Quantum computers: Google points the way towards scalable fault-tolerant quantum devices

Driving down the error rate in quantum qubits is key area of research. Google has taken a step forward.
Written by Daphne Leprince-Ringuet, Contributor

Google's researchers have successfully tested error correction methods with the company's Sycamore processor.


Google's researchers have demonstrated that, subject to certain conditions, error correction works on the company's Sycamore quantum processor and can even scale exponentially, in what is yet another step towards building a fault-tolerant quantum computer. 

The breakthrough is likely to catch the attention of scientists working on quantum error correction, a field that is concerned not with qubit counts but rather with qubit quality. 

While increasing the number of qubits supported by quantum computers is often presented as the key factor in unlocking the unprecedented compute power of quantum technologies, equally as important is ensuring that those qubits behave in a way that allows for reliable, error-free results.  

This is the idea that underpins the concept of a fault-tolerant quantum computer, but quantum error correction is still in very early stages. For now, scientists are still struggling to control and manipulate the few qubits that they are dealing with, due to the particles' extremely unstable nature, meaning that quantum computations are still riddled with errors.  

According to Google, most applications would call for error rates as low as 10^-15; in comparison, state-of-the-art quantum platforms currently have average error rates that are nearer 10^-3. 

One solution consists of improving the physical stability of qubits, but scientists are increasingly prioritizing an alternative workaround approach, in which errors can be detected and corrected directly within the quantum processor.  

Typically, this is done by distributing quantum data across many different qubits and using additional qubits to track that information, identifying and correcting errors as they go. The overall, error-corrected group of qubits forms a single cluster known as a "logical qubit". 

Called the stabilizer code, this approach essentially interlaces data qubits with measurement qubits that can turn undesired perturbations of the data qubit states into errors, which can then be compensated for thanks to specific software. 

While the principles of stabilizer codes have been theoretically applied to different platforms, said Google, the method has not been proven to scale in large systems, nor has it been shown to withstand several rounds of error correction. 
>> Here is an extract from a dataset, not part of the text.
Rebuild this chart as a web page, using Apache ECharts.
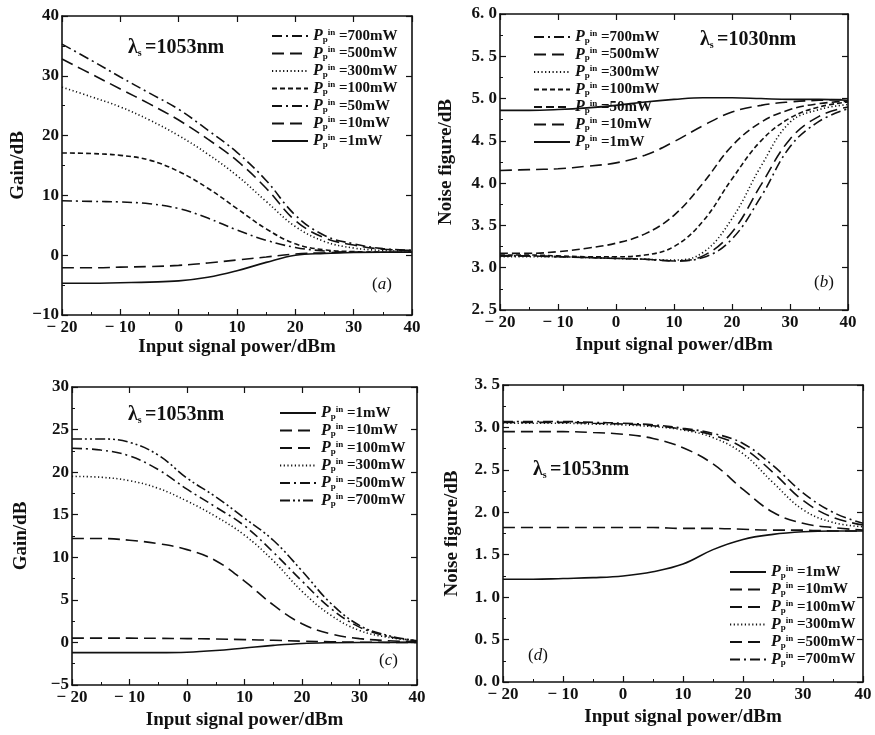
<!DOCTYPE html>
<html><head><meta charset="utf-8">
<script src="https://cdn.jsdelivr.net/npm/echarts@6/dist/echarts.min.js"></script>
<style>html,body{margin:0;padding:0;background:#fff}#c{width:875px;height:735px}</style>
</head><body><div id="c"></div>
<script>
// Input signal power (dBm) sample positions
const xs = [-20,-15,-10,-5,0,5,10,15,20,25,30,35,40];
const xTicks = [-20,-10,0,10,20,30,40];

// (a) Gain, lambda_s = 1053nm
const a_700 = [35.3,32.6,29.8,27.1,24.4,20.9,17.2,12.5,6.7,3.3,1.9,1.1,0.8];
const a_500 = [32.8,30.3,27.8,25.3,22.6,19.4,15.8,11.2,5.8,2.9,1.7,1.0,0.8];
const a_300 = [28.1,26.5,24.8,22.6,20.0,16.9,13.3,9.0,4.8,2.3,1.2,0.8,0.7];
const a_100 = [17.1,17.0,16.7,15.9,14.0,11.2,7.8,4.4,1.9,0.9,0.6,0.5,0.5];
const a_50  = [9.1,9.0,8.9,8.6,7.8,6.2,4.2,2.5,1.3,0.7,0.5,0.5,0.5];
const a_10  = [-2.1,-2.1,-2.0,-1.9,-1.7,-1.3,-0.8,-0.3,0.2,0.4,0.5,0.5,0.5];
const a_1   = [-4.7,-4.7,-4.6,-4.5,-4.3,-3.7,-2.6,-1.2,0.0,0.3,0.45,0.5,0.5];

// (b) Noise figure, lambda_s = 1030nm
const b_700 = [3.14,3.14,3.13,3.12,3.11,3.10,3.08,3.12,3.34,3.84,4.43,4.73,4.88];
const b_500 = [3.14,3.14,3.13,3.12,3.11,3.10,3.08,3.14,3.42,3.98,4.52,4.79,4.90];
const b_300 = [3.13,3.13,3.13,3.12,3.11,3.10,3.09,3.18,3.58,4.20,4.72,4.87,4.93];
const b_100 = [3.15,3.15,3.14,3.13,3.13,3.15,3.25,3.55,4.05,4.50,4.77,4.90,4.96];
const b_50  = [3.17,3.17,3.19,3.23,3.29,3.40,3.62,4.00,4.44,4.72,4.87,4.94,4.97];
const b_10  = [4.15,4.16,4.17,4.20,4.24,4.33,4.49,4.68,4.84,4.92,4.96,4.98,4.99];
const b_1   = [4.86,4.86,4.87,4.89,4.92,4.96,4.99,5.01,5.01,5.00,4.99,4.99,4.98];

// (c) Gain, lambda_s = 1053nm
const c_1   = [-1.2,-1.2,-1.2,-1.2,-1.15,-0.95,-0.65,-0.35,-0.12,-0.03,0,0,0];
const c_10  = [0.5,0.5,0.5,0.48,0.45,0.4,0.33,0.25,0.15,0.08,0.03,0.01,0];
const c_100 = [12.2,12.2,12.0,11.6,10.9,9.6,7.2,4.4,2.2,1.0,0.45,0.2,0.1];
const c_300 = [19.5,19.4,19.0,18.1,16.6,14.8,12.6,9.6,6.0,3.2,1.4,0.6,0.2];
const c_500 = [22.8,22.6,21.9,20.3,18.0,15.9,13.7,10.6,7.2,4.0,1.8,0.7,0.2];
const c_700 = [23.9,23.9,23.5,22.0,19.3,17.1,14.6,12.0,8.4,4.6,2.0,0.8,0.2];

// (d) Noise figure, lambda_s = 1053nm
const d_1   = [1.21,1.21,1.22,1.23,1.25,1.30,1.39,1.56,1.68,1.74,1.77,1.78,1.78];
const d_10  = [1.82,1.82,1.82,1.82,1.82,1.82,1.81,1.81,1.80,1.79,1.79,1.78,1.78];
const d_100 = [2.95,2.95,2.95,2.94,2.92,2.87,2.76,2.57,2.27,2.00,1.87,1.82,1.79];
const d_300 = [3.05,3.05,3.05,3.04,3.03,3.01,2.97,2.88,2.69,2.35,2.03,1.88,1.83];
const d_500 = [3.06,3.06,3.06,3.05,3.04,3.02,2.98,2.91,2.76,2.47,2.14,1.94,1.85];
const d_700 = [3.07,3.07,3.07,3.06,3.05,3.03,2.99,2.93,2.81,2.55,2.23,2.00,1.87];

const FONT = '"Liberation Serif","DejaVu Serif",serif';
const INK = '#111';
const SOLID = 'solid', LDASH=[12,6], DASH=[8,4], SDASH=[5,3], DOT=[1.2,2.5], DDOT=[10,4,2,4], DDDOT=[10,3,2,3,2,3];

const grids = [
  {left:62, top:16, width:350, height:299},
  {left:500, top:14, width:348, height:296},
  {left:72, top:387, width:345, height:298},
  {left:503, top:385, width:360, height:297}
];
const yCfg = [
  {min:-10,max:40,interval:10,name:'Gain/dB',fmt:v=>v<0?'−'+(-v):String(v),gap:34},
  {min:2.5,max:6,interval:0.5,name:'Noise figure/dB',fmt:v=>v.toFixed(1).replace('.','. '),gap:44},
  {min:-5,max:30,interval:5,name:'Gain/dB',fmt:v=>v<0?'−'+(-v):String(v),gap:41},
  {min:0,max:3.5,interval:0.5,name:'Noise figure/dB',fmt:v=>v.toFixed(1).replace('.','. '),gap:41}
];
const xNameGap = [23,26,26,26];
const panels = [
  [['a700','700',a_700,DDOT],['a500','500',a_500,LDASH],['a300','300',a_300,DOT],['a100','100',a_100,SDASH],['a50','50',a_50,DDOT],['a10','10',a_10,LDASH],['a1','1',a_1,SOLID]],
  [['b700','700',b_700,DDOT],['b500','500',b_500,LDASH],['b300','300',b_300,DOT],['b100','100',b_100,SDASH],['b50','50',b_50,DASH],['b10','10',b_10,LDASH],['b1','1',b_1,SOLID]],
  [['c1','1',c_1,SOLID],['c10','10',c_10,LDASH],['c100','100',c_100,LDASH],['c300','300',c_300,DOT],['c500','500',c_500,DDOT],['c700','700',c_700,DDDOT]],
  [['d1','1',d_1,SOLID],['d10','10',d_10,LDASH],['d100','100',d_100,LDASH],['d300','300',d_300,DOT],['d500','500',d_500,LDASH],['d700','700',d_700,DDOT]]
];
const legendPos = [
  {left:266, top:23}, {left:528, top:24}, {left:274, top:400}, {left:724, top:559}
];
const labelOf = {};
panels.forEach(p=>p.forEach(s=>{labelOf[s[0]]=s[1];}));

const xAxes=[], yAxes=[], series=[], legends=[];
grids.forEach((g,i)=>{
  const tickIn = {show:true,inside:true,length:6,lineStyle:{color:INK,width:1.2}};
  const line = {show:true,onZero:false,lineStyle:{color:INK,width:1.6}};
  xAxes.push({type:'value',gridIndex:i,min:-20,max:40,interval:10,position:'bottom',
    axisLine:line,axisTick:tickIn,splitLine:{show:false},
    minorTick:{show:true,splitNumber:2,length:3,lineStyle:{color:INK}},
    axisLabel:{color:INK,fontFamily:FONT,fontSize:17,fontWeight:'bold',margin:4,formatter:v=>v<0?'− '+(-v):String(v)},
    name:'Input signal power/dBm',nameLocation:'middle',nameGap:xNameGap[i],
    nameTextStyle:{color:INK,fontFamily:FONT,fontSize:19,fontWeight:'bold'}});
  xAxes.push({type:'value',gridIndex:i,min:-20,max:40,interval:10,position:'top',
    axisLine:line,axisTick:tickIn,axisLabel:{show:false},splitLine:{show:false}});
  const y = yCfg[i];
  yAxes.push({type:'value',gridIndex:i,min:y.min,max:y.max,interval:y.interval,position:'left',
    axisLine:line,axisTick:tickIn,splitLine:{show:false},
    minorTick:{show:true,splitNumber:2,length:3,lineStyle:{color:INK}},
    axisLabel:{color:INK,fontFamily:FONT,fontSize:17,fontWeight:'bold',margin:3,formatter:y.fmt},
    name:y.name,nameLocation:'middle',nameGap:y.gap,
    nameTextStyle:{color:INK,fontFamily:FONT,fontSize:19,fontWeight:'bold'}});
  yAxes.push({type:'value',gridIndex:i,min:y.min,max:y.max,interval:y.interval,position:'right',
    axisLine:line,axisTick:tickIn,axisLabel:{show:false},splitLine:{show:false}});
  panels[i].forEach(s=>{
    series.push({name:s[0],type:'line',xAxisIndex:2*i,yAxisIndex:2*i,
      data:xs.map((x,k)=>[x,s[2][k]]),smooth:0.4,showSymbol:false,symbol:'none',
      lineStyle:{color:INK,width:1.6,type:s[3]},itemStyle:{color:INK},silent:true,animation:false});
  });
  legends.push({orient:'vertical',left:legendPos[i].left,top:legendPos[i].top,
    data:panels[i].map(s=>s[0]),itemWidth:36,itemHeight:10,itemGap:1.5,
    selectedMode:false,
    itemStyle:{opacity:0,borderWidth:0},
    formatter:name=>'{P|P}{sub|p}{sup|in} {t|='+labelOf[name]+'mW}',
    textStyle:{color:INK,fontFamily:FONT,fontSize:15,fontWeight:'bold',
      rich:{P:{fontFamily:FONT,fontStyle:'italic',fontWeight:'bold',fontSize:16,color:INK},
            sub:{fontFamily:FONT,fontSize:9,fontWeight:'bold',color:INK,verticalAlign:'bottom',padding:[6,0,0,0]},
            sup:{fontFamily:FONT,fontSize:9,fontWeight:'bold',color:INK,verticalAlign:'top',padding:[0,0,6,0]},
            t:{fontFamily:FONT,fontSize:15,fontWeight:'bold',color:INK}}}});
});

const lam = (left,top,txt)=>({type:'text',left:left,top:top,
  style:{text:'{l|λ}{s|s} {t|='+txt+'}',fill:INK,
    rich:{l:{fontFamily:FONT,fontSize:20,fontWeight:'bold',fill:INK},
          s:{fontFamily:FONT,fontSize:10,fontWeight:'bold',fill:INK,verticalAlign:'bottom',padding:[9,0,0,0]},
          t:{fontFamily:FONT,fontSize:20,fontWeight:'bold',fill:INK}}}});
const tag = (left,top,ch)=>({type:'text',left:left,top:top,
  style:{text:'({i|'+ch+'})',fill:INK,font:'17px '+FONT,
    rich:{i:{fontFamily:FONT,fontStyle:'italic',fontSize:17,fill:INK}}}});

const chart = echarts.init(document.getElementById('c'),null,{renderer:'canvas'});
chart.setOption({
  backgroundColor:'#fff',animation:false,
  grid:grids,xAxis:xAxes,yAxis:yAxes,series:series,legend:legends,
  graphic:[
    lam(128,38,'1053nm'), lam(700,30,'1030nm'), lam(128,405,'1053nm'), lam(533,460,'1053nm'),
    tag(372,276,'a'), tag(814,274,'b'), tag(379,652,'c'), tag(528,647,'d')
  ]
});
</script></body></html>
The advertising giant's researchers set out to test stabilizer codes with the company's Sycamore quantum processor, starting with a logical qubit cluster made up of five qubits linked in a one-dimensional chain. The qubits alternated between serving as data qubits and measurement qubits tasked with detecting errors. 

Increasing the size of the cluster, found the researchers, exponentially reduced error. The team tested the method with various sizes of logical qubits, reaching a maximum cluster of 21 qubits, which was found to reduce logical error more than 100-fold compared to clusters made of only five qubits. In other words, the larger the logical qubit, the better errors can be corrected.  

This is important because practical quantum computers are expected to require at least 1,000 error-correction qubits for each logical qubit. Proving that error correction methods can scale, therefore, is fundamental to the development of a useful quantum computer. 

Google also found that the error suppression rate remained stable even after 50 rounds of error correction – a "key finding" for the feasibility of quantum error correction, said the company. 

Of course, there are still huge limitations to the experiment. Current quantum computers can support less than 100 qubits – Sycamore, for example, has 54 qubits – meaning that it is impossible to test the method with the 1,000 qubits that would be necessary for practical applications. 

And even if 21 qubits were sufficient to create a useful logical qubit, Google's processor would only be capable of supporting two of those logical qubits, which is still far from enough to use in real-life applications. Google's results, therefore, remain for now a proof-of-concept. 

In addition, the scientists highlighted that qubits' inherently high error rates are likely to become problematic. In the team's experiments, 11% of the checks ended up detecting an error, meaning that error correction technologies will have to be incredibly efficient to catch and correct every perturbation in devices that have several thousands of times more qubits.  

"These experimental demonstrations provide a foundation for building a scalable fault-tolerant quantum computer with superconducting qubits," said the researchers. "Nevertheless, many challenges remain on the path towards scalable quantum error correction." 

It remains that Google's findings have opened the door to more research and experiments in a field that is increasingly busy. 

Earlier this year, for example, Amazon's cloud subsidiary AWS released its first research paper detailing a new architecture for a quantum computer with the objective of setting a new standard for error correction. 

AWS's method relies on a similar approach to Google's, but is coupled with a processor design that could reduce qubits' potential to flip states, in what was pitched as a blueprint for a more precise quantum computer.